06 January 2009

Monday afternoon.

I am better today. Just need that scary whine every so often, and of course, then the winds change . . . .

I was so concerned about Julia's behavior that I wrote a note to her teacher and aids that she might have a really bad day. So my darling proved me wrong (not that that is a bad thing. LOL) and received all smiles on her behavior chart that her teacher does every day. No hitting, cooperation, good mood, and got her work done. And then, we went to OT and she was calm, no where near as impulsive as she usually is, and did everything Annie told her to do the first time she was told. Annie thinks, as I do, that Julia is about to or making another leap.

We (Annie and I) decided to work on calming methods for Julia this term. We worked on some yoga poses (which Julia held more or less for a count of 30), and three calming techniques. The hope is that Julia can learn them when she is calm and then sooner or later use them when her motor is zipping along to bring her down to normal. I expect this is a long term project.

Annie taught her the poses and techniques (blowing out imaginary candles, rubbing hands together for a 'cup of calm', counting fingers by touching finger tip to thumb), and then tried to get Julia a bit excited to see if they could do one of the techniques, but Julia was very mellow. Annie tried interrupting Julia's play, but Julia was able to move her attention from the toy she was playing with to what was in Annie's hand and even answer Annie's questions while she (Julia) was still playing. We'll try rehursing the techniques and see if we can move them into real life impulsive or anxiety ridden times.

I was exhausted yesterday and we did not do any home work in the evening. Instead, we watched a video about Jane Goodall and her chimps. There was an incredible moment caught on film of a baby chimp approahing Goodall and putting his arm out to touch Goodall's face. It took my breath away with its simplicity and its richness. That we should all have hearts available to touch and be touched. Altnough Julia has a rough relationship with animals -- great fear, competition, and great interest -- she always wants to watch them on tv, and there always seems to be ample videos at the library to satisfy her.

A conversation while driving to therapy.

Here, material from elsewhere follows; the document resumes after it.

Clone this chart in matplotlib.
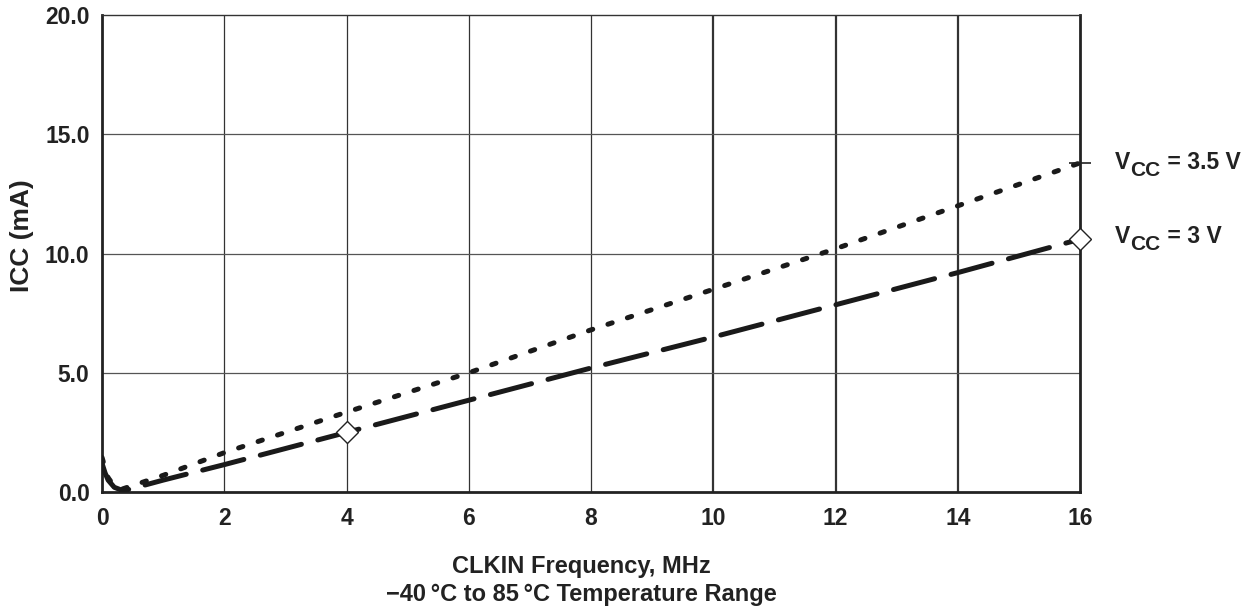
import numpy as np
import matplotlib.pyplot as plt

plt.rcParams['font.family'] = ['Liberation Sans', 'DejaVu Sans']
plt.rcParams['font.weight'] = 'bold'
plt.rcParams['mathtext.default'] = 'regular'

# data
f35 = [0, 0.05, 0.1, 0.2, 0.3, 1, 2, 4, 6, 8, 10, 12, 14, 16]
i35 = [1.45, 1.0, 0.6, 0.25, 0.1, 0.7, 1.65, 3.35, 5.0, 6.8, 8.5, 10.2, 12.0, 13.8]
f30 = [0, 0.05, 0.1, 0.2, 0.35, 1, 2, 4, 6, 8, 10, 12, 14, 16]
i30 = [1.2, 0.8, 0.5, 0.2, 0.05, 0.5, 1.15, 2.5, 3.85, 5.2, 6.5, 7.85, 9.2, 10.6]
mark_f30 = [4, 16]
mark_i30 = [2.5, 10.6]
xticks = [0, 2, 4, 6, 8, 10, 12, 14, 16]
yticks = [0, 5, 10, 15, 20]
curve_labels = [('3.5 V', 13.8), ('3 V', 10.7)]

ink = '#222222'

fig = plt.figure(figsize=(12.55, 6.12), dpi=100)
ax = fig.add_axes([0.0813, 0.196, 0.7793, 0.7795])

# grid
for xv in xticks[1:-1]:
    lw = 1.6 if xv >= 10 else 0.9
    ax.axvline(xv, color='#333333', lw=lw, zorder=1)
for yv in yticks[1:-1]:
    ax.axhline(yv, color='#555555', lw=0.9, zorder=1)

l1, = ax.plot(f35, i35, color='#1a1a1a', lw=3.6, solid_capstyle='round',
              dash_capstyle='round', zorder=3)
l1.set_dashes([0.9, 3.2])
l2, = ax.plot(f30, i30, color='#1a1a1a', lw=3.6, dash_capstyle='round', zorder=3)
l2.set_dashes([8.5, 3.4])

ax.plot(mark_f30, mark_i30, linestyle='none', marker='D', markersize=11,
        markerfacecolor='white', markeredgecolor=ink, markeredgewidth=1.0,
        zorder=4, clip_on=False)
ax.plot([f35[-1]], [i35[-1]], linestyle='none', marker='_', markersize=16,
        color=ink, markeredgewidth=1.2, zorder=4, clip_on=False)

ax.set_xlim(0, 16)
ax.set_ylim(0, 20)
ax.set_xticks(xticks)
ax.set_yticks(yticks)
ax.set_xticklabels([str(v) for v in xticks], fontsize=16.5, fontweight='bold')
ax.set_yticklabels(['%.1f' % v for v in yticks], fontsize=16.5, fontweight='bold')
ax.tick_params(length=0, colors=ink)
ax.tick_params(axis='x', pad=11)
ax.tick_params(axis='y', pad=9)

for s in ['left', 'bottom', 'right']:
    ax.spines[s].set_linewidth(2.0)
    ax.spines[s].set_color(ink)
ax.spines['top'].set_linewidth(1.0)
ax.spines['top'].set_color('#333333')

fig.text(22 / 1255, 1 - 236 / 612, 'ICC (mA)', rotation=90, ha='center',
         va='center', fontsize=19, fontweight='bold', color=ink)
fig.text(0.463, 0.064, 'CLKIN Frequency, MHz', ha='center', fontsize=17,
         fontweight='bold', color=ink)
fig.text(0.463, 0.018,
         '\u221240\u2009\u00b0C to 85\u2009\u00b0C Temperature Range',
         ha='center', fontsize=17, fontweight='bold', color=ink)

# V_CC labels: subscript is same size, just dropped below the baseline
for txt, yv in curve_labels:
    t1 = ax.text(1.036, yv, 'V', transform=ax.get_yaxis_transform(),
                 fontsize=16.5, fontweight='bold', va='center', color=ink)
    t2 = ax.annotate('CC', xy=(1, 0), xycoords=t1, xytext=(0, -4),
                     textcoords='offset points', va='bottom', ha='left',
                     fontsize=15, fontweight='bold', color=ink)
    ax.annotate(' = ' + txt, xy=(1, 0), xycoords=t2, xytext=(0, 4),
                textcoords='offset points', va='bottom', ha='left',
                fontsize=16.5, fontweight='bold', color=ink)

fig.savefig('out.png', dpi=100)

Me in the front of the car, Julia in her booster seat in the back:

Julia: Mother (We are in our third week of her calling me 'mother'.), I dumb.

Me: No Honey, you are not dumb. You are smart.

Julia: No. (A bit louder than medium voie).

Me: Julia, you are smart, beautiful, and my girl.

Julia: NO. (Shouting.)

Me: Are you smart?

Julia: No.

Me: Are you beautiful?

Julia: No.

Me: Are you my girl?

Julia: (She pauses and thinks a bit. She smiles just a little bit.) Yes.

Me: Well, my girl is smart and beautiful.

And Julia was quiet. This interchane hit the right note which often does not happen. Julia often asks me to be quiet or to stop asking her questions. I purposely did not ask why this time -- she is no good at all at answering why.